From mboxrd@z Thu Jan  1 00:00:00 1970
From: Albert Pauw <albert.pauw@gmail.com>
Subject: Re: More ddf container woes
Date: Tue, 15 Mar 2011 20:07:17 +0100
Message-ID: <4D7FB8E5.6020600@gmail.com>
References: <4D5FA5C4.8030803@gmail.com>	<4D63688E.5030501@gmail.com>	<20110223171712.09509f9e@notabene.brown>	<4D67ECA2.2020201@gmail.com>	<20110303093136.586df7e7@notabene.brown>	<4D788D2D.80706@gmail.com>	<4D7A0C78.2080402@gmail.com>	<20110314190252.16d50cc2@notabene.brown>	<4D7DD921.2060806@gmail.com> <20110315154325.2e50c4ad@notabene.brown>
Mime-Version: 1.0
Content-Type: text/plain; charset=ISO-8859-1; format=flowed
Content-Transfer-Encoding: 7bit
Return-path: <linux-raid-owner@vger.kernel.org>
In-Reply-To: <20110315154325.2e50c4ad@notabene.brown>
Sender: linux-raid-owner@vger.kernel.org
To: NeilBrown <neilb@suse.de>
Cc: linux-raid@vger.kernel.org
List-Id: linux-raid.ids

  Hi Neil,

I updated to the git version (devel) and tried my "old" tricks:

- Create a container with 5 disks
- Created two raid sets (raid 1 md0 and raid 5 md1) in this container

mdadm -E  /dev/md127 shows all disks active/Online

- Failed one disk in md0

mdadm -E /dev/md127 shows this disk as active/Offline, Failed

- Failed one disk in md1

mdadm -E /dev/md127 shows this disk as active/Offline, Failed

- Added a new spare disk to the container

mdadm -E /dev/md127 shows this new disk as active/Online, Rebuilding

this looks good, but although the container has six disks, the lastly failed
disk is missing, mdadm -E /dev/md127 only shows five disks (including 
the rebuilding one).

This time however, only one of the failed raid sets is rebuilding, so 
that fix is ok.

Here is another scenario with strange implications:

- Created a container with 6 disks

mdadm -E /dev/md127 shows all 6 disks as Global-Spare/Online

- Removed one of the disks, as I only needed 5

This time mdadm -e /dev/md127 shows six physical disks, one of which has 
no device

- Created two raid sets (raid 1 md0 and raid 5 md1) in this container

mdadm -E  /dev/md127 shows all disks active/Online, except the "empty 
entry" which stays
Global-Spare/Online

- I fail two disks, one in each raid array

mdadm -E /dev/md127 shows these two disks as active/Offline, Failed

- I add back the disk I removed earlier, it should fit into the empty 
slot of mdadm -E

mdadm -E /dev/md127 shows something very strange, namely
-> All disks are not set to Global-Spare/Online
-> All device files are removed from the slots in mdadm -E, except the 
newly added one,
which shows the correct device

Albert

On 03/15/11 05:43 AM, NeilBrown wrote:
> On Mon, 14 Mar 2011 10:00:17 +0100 Albert Pauw<albert.pauw@gmail.com>  wrote:
>
>>    Hi Neil,
>>
>> thanks, yes I noticed with the new git stuff some problems are fixed now.
>>
>> I noticed one more thing:
>>
>> When I look at the end of the output of the "mdadm -E /dev/md127" output I
>> see it mentions the amount of phyiscal disks.

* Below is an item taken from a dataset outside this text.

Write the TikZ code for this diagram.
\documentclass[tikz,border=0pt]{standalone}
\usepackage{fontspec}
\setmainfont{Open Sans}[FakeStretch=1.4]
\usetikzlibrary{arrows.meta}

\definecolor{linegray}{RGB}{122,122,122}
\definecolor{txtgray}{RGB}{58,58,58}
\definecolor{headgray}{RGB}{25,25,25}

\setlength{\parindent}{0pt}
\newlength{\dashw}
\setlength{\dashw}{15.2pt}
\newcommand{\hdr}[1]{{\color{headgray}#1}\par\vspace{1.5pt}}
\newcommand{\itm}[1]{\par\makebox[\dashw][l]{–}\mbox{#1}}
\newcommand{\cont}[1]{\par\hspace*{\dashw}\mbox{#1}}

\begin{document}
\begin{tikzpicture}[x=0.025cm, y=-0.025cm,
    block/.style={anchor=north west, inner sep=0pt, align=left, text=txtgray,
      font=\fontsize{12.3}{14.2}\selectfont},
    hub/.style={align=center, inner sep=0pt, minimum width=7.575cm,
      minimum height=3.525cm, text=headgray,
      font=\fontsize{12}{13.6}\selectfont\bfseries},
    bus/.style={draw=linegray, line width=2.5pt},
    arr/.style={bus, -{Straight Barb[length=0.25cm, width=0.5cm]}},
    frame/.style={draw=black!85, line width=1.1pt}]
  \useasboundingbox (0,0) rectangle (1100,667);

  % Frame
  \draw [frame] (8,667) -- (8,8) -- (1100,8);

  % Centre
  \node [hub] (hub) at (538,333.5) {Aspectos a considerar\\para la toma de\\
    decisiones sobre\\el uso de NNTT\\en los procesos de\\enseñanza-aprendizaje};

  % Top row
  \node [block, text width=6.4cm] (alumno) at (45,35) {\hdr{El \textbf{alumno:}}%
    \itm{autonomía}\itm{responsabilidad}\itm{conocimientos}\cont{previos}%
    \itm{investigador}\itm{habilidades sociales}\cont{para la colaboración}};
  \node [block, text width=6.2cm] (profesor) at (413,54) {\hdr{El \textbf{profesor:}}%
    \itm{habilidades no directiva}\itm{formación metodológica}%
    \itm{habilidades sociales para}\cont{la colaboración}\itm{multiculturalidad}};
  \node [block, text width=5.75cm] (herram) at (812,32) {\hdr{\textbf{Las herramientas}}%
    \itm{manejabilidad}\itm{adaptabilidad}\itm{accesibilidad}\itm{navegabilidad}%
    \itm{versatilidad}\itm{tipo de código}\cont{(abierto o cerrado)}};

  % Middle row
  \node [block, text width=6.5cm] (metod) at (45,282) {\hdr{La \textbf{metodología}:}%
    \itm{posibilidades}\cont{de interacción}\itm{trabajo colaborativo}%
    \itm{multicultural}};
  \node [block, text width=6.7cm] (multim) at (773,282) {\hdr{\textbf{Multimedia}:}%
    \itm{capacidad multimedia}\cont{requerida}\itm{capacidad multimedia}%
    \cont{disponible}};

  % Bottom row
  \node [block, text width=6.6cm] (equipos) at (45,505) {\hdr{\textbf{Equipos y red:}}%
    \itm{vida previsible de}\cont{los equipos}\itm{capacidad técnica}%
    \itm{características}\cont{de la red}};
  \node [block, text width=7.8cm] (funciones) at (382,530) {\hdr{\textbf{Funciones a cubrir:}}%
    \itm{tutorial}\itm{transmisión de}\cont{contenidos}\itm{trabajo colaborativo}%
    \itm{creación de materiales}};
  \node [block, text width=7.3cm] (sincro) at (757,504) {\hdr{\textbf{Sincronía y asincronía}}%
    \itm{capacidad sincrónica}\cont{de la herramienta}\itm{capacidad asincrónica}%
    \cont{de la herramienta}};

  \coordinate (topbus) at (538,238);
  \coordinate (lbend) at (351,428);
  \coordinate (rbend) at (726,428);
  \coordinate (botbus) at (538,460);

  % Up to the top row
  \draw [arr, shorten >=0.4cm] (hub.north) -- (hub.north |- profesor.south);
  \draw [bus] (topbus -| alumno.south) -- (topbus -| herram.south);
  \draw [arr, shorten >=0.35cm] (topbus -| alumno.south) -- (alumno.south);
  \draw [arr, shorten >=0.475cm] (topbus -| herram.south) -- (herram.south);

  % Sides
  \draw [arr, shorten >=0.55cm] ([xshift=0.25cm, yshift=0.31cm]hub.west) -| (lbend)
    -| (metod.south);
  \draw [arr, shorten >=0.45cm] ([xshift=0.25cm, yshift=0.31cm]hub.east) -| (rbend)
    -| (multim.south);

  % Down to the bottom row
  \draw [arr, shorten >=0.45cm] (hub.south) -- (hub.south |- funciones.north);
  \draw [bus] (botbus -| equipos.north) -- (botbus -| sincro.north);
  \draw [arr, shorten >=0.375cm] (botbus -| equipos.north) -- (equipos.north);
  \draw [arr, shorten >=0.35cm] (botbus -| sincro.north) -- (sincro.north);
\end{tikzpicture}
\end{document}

When I fail a disk it is
>> marked as
>> "active/Offline, Failed" which is good. When I remove it, the amount of
>> physical
>> disks reported by the "mdadm -E" command stays the same, the RefNo is still
>> there, the Size is still there, the Device file is removed and the state
>> is still
>> "active/Offline, Failed". The whole entry should be removed and the
>> amount ofen
>> physical disks lowered by one.
> Well... maybe.  Probably.
>
> The DDF spec "requires" that there be an entry in the "physical disks"
> table for every disk that is connected to the controller - whether failed
> or not.
> That makes some sense when you think about a hardware-RAID controller.
> But how does that apply when DDF is running on a host system rather than
> a RAID controller??
> Maybe we should only remove them when they are physically unplugged??
>
> There would probably be value in thinking through all of this a lot more
> but for now I have arranged to remove any failed device that it not
> part of an array (even a failed part).
>
> You can find all of this in my git tree.  I decided to back-port the
> code from devel-3.2 which deletes devices from the DDF when you remove
> them from a container - so you should find the code in the 'master'
> branch works as well as that in 'devel-3.2'.
>
> I would appreciate any more testing results that you come up with.
>
>
>
>> When I re-add the failed disk (but NOT zeroed the superblock) the state
>> is still
>> "active/Offline, Failed" but reused for resynching a failed RAID set.
>>
>> Assuming that the failed state of a disk is also recorded in the
>> superblock on the disk
>> three different possibilities are likely when adding a disk:
>>
>> - A clean new disk, a new superblock is created with a new RefNo
>> - A failed disk is added, use the failed state and RefNo
>> - A good disk is added, possibly from a good RAID set, use this
>> superblock with the
>> RefNo and status. Make it possible to reassemble the RAID set when all
>> the disks
>> are added.
> It currently seems to preserve the 'failed' state.  While that may
> not be ideal, it is not clearly 'wrong' and can be worked-around
> by zeroing the metadata.
>
> So I plan to leave it as it is for the moment.
>
> I hope to put a bit of time in to sorting out some of these more subtle
> issues next week - so you could well see progress in the future ...
> especially if you have a brilliant idea about how it *should* work and manage
> to convince me :-)
>
>
>
>> Thanks for the fixes so far,
> And thank you for your testing.
>
> NeilBrown
>